■ **Given instruction**:
Please reproduce exactly the lines between the line holding "Generate a LaTeX" and the line holding "(pc) at (412,32)", inclusive, leaving out any pictures.

-- Start Information shown --

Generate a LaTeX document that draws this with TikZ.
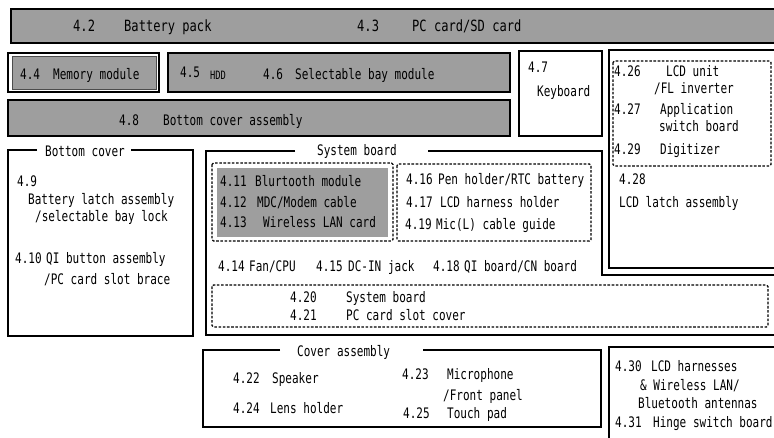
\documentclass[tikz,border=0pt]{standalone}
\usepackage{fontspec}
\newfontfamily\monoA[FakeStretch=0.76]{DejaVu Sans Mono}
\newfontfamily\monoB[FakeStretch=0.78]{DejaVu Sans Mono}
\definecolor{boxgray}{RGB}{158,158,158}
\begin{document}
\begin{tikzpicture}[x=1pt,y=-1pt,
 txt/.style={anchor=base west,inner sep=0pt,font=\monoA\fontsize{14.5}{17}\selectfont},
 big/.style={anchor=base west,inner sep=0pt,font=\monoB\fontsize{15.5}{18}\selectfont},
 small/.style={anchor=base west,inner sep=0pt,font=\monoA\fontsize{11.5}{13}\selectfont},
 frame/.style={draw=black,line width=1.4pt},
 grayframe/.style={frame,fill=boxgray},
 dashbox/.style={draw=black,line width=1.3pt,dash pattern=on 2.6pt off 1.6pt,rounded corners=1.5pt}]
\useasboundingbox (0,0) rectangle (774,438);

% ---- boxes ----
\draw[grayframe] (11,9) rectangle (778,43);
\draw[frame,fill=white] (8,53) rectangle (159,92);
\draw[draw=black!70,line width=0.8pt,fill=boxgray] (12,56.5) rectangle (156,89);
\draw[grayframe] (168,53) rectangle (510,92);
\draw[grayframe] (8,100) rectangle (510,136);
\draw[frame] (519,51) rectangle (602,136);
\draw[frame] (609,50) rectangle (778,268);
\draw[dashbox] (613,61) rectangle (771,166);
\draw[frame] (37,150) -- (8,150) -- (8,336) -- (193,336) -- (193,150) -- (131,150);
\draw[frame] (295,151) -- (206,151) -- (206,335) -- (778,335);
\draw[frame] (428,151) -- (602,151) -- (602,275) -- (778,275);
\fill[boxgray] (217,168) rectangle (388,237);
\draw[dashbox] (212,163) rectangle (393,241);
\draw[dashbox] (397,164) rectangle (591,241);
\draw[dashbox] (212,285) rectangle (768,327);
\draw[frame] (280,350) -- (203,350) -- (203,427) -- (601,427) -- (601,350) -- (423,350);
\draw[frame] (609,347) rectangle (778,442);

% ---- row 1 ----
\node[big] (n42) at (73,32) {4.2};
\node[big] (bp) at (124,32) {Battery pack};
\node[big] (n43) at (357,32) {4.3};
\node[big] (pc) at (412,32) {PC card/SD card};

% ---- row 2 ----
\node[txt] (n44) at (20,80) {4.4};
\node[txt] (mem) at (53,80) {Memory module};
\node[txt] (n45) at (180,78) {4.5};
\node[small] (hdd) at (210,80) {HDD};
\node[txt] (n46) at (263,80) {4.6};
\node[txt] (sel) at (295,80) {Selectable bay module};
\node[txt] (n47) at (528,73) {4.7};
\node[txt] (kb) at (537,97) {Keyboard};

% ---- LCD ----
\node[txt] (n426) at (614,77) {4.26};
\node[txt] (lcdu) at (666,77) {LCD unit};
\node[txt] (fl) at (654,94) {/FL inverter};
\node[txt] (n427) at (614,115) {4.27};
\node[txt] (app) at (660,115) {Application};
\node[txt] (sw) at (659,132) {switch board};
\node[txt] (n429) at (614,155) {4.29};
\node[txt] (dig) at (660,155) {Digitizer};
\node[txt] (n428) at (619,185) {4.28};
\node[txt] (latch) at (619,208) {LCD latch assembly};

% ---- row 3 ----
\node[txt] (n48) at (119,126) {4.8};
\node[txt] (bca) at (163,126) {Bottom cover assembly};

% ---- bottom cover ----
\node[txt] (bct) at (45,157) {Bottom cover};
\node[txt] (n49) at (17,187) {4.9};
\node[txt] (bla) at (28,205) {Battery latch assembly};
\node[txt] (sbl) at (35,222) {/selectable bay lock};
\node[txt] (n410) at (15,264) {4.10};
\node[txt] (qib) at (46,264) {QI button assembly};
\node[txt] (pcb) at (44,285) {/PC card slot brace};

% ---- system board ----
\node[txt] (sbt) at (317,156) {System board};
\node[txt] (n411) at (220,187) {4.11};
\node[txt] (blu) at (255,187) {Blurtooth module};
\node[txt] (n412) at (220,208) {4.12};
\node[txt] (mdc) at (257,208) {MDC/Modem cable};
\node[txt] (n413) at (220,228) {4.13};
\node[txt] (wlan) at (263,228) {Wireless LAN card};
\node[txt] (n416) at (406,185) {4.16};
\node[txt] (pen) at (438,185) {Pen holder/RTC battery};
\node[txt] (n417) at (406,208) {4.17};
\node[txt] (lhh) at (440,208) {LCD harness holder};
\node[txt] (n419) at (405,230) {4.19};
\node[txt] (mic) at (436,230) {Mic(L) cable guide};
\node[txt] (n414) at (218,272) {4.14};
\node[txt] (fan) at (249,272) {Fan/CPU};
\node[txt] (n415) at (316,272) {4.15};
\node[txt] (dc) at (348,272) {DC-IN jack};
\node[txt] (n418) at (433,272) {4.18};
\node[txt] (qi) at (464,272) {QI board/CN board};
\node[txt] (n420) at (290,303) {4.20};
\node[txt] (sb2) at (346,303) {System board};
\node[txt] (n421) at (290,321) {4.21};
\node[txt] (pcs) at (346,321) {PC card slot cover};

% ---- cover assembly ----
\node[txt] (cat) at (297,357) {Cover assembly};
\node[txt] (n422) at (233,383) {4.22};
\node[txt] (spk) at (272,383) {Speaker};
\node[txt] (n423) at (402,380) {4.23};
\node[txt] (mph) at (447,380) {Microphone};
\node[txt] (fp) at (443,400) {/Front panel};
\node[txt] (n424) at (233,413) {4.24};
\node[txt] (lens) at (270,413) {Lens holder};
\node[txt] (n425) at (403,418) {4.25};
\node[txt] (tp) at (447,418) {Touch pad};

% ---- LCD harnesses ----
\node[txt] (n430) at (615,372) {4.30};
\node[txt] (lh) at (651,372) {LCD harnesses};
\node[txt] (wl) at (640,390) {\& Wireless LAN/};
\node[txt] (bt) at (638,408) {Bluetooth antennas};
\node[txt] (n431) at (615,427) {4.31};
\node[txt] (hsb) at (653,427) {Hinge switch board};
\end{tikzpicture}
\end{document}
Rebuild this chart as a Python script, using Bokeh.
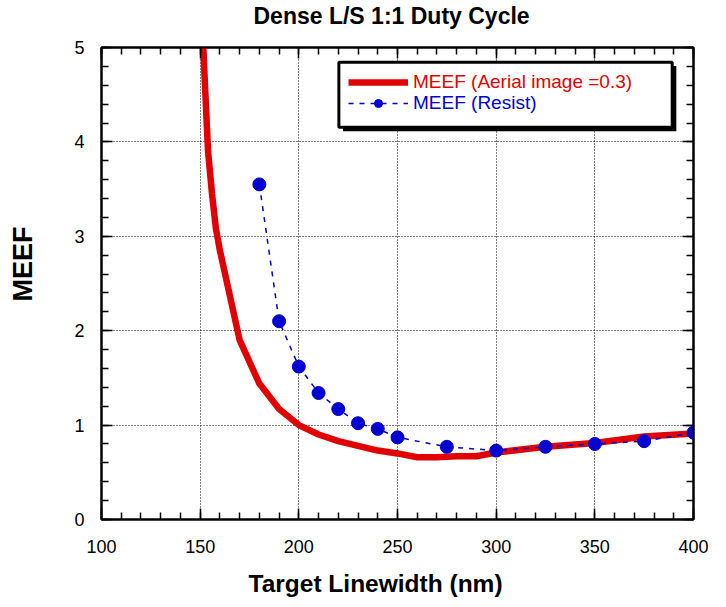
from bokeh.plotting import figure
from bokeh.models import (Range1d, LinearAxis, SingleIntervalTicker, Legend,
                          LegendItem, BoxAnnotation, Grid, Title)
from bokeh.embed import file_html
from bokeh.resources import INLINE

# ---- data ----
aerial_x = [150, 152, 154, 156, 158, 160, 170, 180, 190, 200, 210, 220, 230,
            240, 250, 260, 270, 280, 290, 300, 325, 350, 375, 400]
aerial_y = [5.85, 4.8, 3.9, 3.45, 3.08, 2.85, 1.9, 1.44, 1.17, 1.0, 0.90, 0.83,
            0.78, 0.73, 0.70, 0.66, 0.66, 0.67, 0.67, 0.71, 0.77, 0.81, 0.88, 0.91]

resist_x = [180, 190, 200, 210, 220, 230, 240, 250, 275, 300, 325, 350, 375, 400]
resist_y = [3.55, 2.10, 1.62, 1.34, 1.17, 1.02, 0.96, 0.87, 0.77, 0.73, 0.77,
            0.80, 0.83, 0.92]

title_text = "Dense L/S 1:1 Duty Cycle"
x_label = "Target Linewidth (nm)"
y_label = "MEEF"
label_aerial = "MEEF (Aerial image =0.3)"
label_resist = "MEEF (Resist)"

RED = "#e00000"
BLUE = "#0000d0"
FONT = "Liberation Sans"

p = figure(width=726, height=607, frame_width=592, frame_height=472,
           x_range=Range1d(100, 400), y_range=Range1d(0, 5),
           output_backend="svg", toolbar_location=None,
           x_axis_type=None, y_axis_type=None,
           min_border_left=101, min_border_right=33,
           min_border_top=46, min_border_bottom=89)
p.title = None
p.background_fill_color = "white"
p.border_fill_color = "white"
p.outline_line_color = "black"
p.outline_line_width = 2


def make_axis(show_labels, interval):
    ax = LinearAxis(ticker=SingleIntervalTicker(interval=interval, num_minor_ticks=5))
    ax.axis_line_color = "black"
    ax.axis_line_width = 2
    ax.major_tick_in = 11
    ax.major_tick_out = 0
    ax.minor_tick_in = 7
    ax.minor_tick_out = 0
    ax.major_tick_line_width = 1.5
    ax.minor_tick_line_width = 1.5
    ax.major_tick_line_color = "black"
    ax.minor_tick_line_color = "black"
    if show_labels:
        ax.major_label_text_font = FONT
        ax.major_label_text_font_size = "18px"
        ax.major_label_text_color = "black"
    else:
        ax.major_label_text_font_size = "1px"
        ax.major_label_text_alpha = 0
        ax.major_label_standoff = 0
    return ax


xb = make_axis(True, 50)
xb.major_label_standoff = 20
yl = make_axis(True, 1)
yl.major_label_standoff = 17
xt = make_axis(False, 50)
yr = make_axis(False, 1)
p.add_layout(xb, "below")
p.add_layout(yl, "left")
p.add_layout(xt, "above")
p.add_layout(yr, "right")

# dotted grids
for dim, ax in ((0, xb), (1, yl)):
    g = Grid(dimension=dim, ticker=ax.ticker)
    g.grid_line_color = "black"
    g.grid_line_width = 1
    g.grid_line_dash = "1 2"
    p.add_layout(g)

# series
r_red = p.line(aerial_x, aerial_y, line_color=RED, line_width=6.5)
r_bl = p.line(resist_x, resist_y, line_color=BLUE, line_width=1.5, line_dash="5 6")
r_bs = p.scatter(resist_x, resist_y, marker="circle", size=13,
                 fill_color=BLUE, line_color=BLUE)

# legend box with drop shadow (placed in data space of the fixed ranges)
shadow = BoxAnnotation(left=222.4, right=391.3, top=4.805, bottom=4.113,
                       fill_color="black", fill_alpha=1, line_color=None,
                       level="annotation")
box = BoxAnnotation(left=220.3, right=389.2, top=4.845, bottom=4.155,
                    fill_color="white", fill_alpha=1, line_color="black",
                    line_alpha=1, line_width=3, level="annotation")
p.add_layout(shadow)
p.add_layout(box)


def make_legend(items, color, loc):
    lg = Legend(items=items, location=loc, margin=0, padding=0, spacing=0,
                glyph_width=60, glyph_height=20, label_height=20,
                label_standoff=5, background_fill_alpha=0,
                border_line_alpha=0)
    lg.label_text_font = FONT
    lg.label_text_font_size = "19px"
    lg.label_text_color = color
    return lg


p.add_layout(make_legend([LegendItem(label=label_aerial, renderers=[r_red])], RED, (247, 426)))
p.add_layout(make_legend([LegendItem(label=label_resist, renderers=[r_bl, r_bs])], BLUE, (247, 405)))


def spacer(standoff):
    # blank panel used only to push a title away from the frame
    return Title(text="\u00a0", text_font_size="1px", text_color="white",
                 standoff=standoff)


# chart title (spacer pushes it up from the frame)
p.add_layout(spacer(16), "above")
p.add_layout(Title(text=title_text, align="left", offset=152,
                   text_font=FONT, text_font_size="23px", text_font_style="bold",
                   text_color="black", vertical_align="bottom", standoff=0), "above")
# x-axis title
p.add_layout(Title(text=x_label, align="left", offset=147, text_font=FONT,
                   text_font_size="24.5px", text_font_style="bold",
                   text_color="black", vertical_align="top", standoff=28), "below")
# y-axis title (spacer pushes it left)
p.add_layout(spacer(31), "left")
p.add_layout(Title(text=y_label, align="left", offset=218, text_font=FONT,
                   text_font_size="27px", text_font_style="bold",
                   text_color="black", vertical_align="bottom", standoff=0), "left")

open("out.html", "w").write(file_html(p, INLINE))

-- End Information shown --
-- Start Information shown --

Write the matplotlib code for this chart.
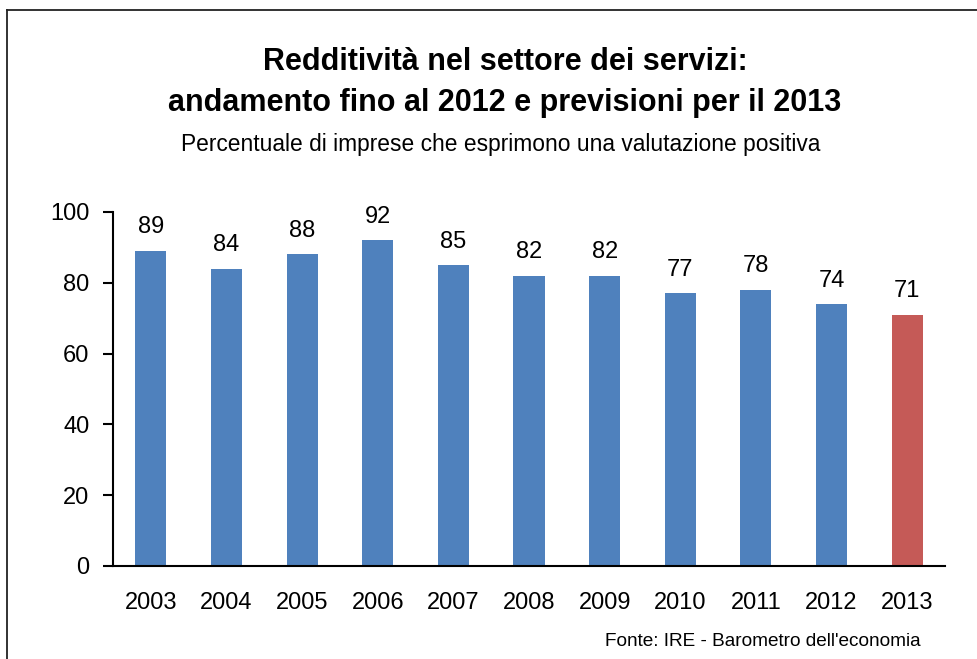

-- End Information shown --
-- Start Information shown --

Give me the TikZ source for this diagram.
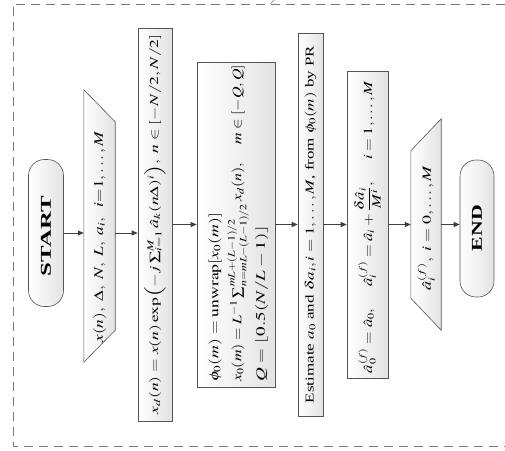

-- End Information shown --

■ **Written solution**:
Generate a LaTeX document that draws this with TikZ.
\documentclass[tikz,border=0pt]{standalone}
\usepackage{fontspec}
\newfontfamily\monoA[FakeStretch=0.76]{DejaVu Sans Mono}
\newfontfamily\monoB[FakeStretch=0.78]{DejaVu Sans Mono}
\definecolor{boxgray}{RGB}{158,158,158}
\begin{document}
\begin{tikzpicture}[x=1pt,y=-1pt,
 txt/.style={anchor=base west,inner sep=0pt,font=\monoA\fontsize{14.5}{17}\selectfont},
 big/.style={anchor=base west,inner sep=0pt,font=\monoB\fontsize{15.5}{18}\selectfont},
 small/.style={anchor=base west,inner sep=0pt,font=\monoA\fontsize{11.5}{13}\selectfont},
 frame/.style={draw=black,line width=1.4pt},
 grayframe/.style={frame,fill=boxgray},
 dashbox/.style={draw=black,line width=1.3pt,dash pattern=on 2.6pt off 1.6pt,rounded corners=1.5pt}]
\useasboundingbox (0,0) rectangle (774,438);

% ---- boxes ----
\draw[grayframe] (11,9) rectangle (778,43);
\draw[frame,fill=white] (8,53) rectangle (159,92);
\draw[draw=black!70,line width=0.8pt,fill=boxgray] (12,56.5) rectangle (156,89);
\draw[grayframe] (168,53) rectangle (510,92);
\draw[grayframe] (8,100) rectangle (510,136);
\draw[frame] (519,51) rectangle (602,136);
\draw[frame] (609,50) rectangle (778,268);
\draw[dashbox] (613,61) rectangle (771,166);
\draw[frame] (37,150) -- (8,150) -- (8,336) -- (193,336) -- (193,150) -- (131,150);
\draw[frame] (295,151) -- (206,151) -- (206,335) -- (778,335);
\draw[frame] (428,151) -- (602,151) -- (602,275) -- (778,275);
\fill[boxgray] (217,168) rectangle (388,237);
\draw[dashbox] (212,163) rectangle (393,241);
\draw[dashbox] (397,164) rectangle (591,241);
\draw[dashbox] (212,285) rectangle (768,327);
\draw[frame] (280,350) -- (203,350) -- (203,427) -- (601,427) -- (601,350) -- (423,350);
\draw[frame] (609,347) rectangle (778,442);

% ---- row 1 ----
\node[big] (n42) at (73,32) {4.2};
\node[big] (bp) at (124,32) {Battery pack};
\node[big] (n43) at (357,32) {4.3};
\node[big] (pc) at (412,32) {PC card/SD card};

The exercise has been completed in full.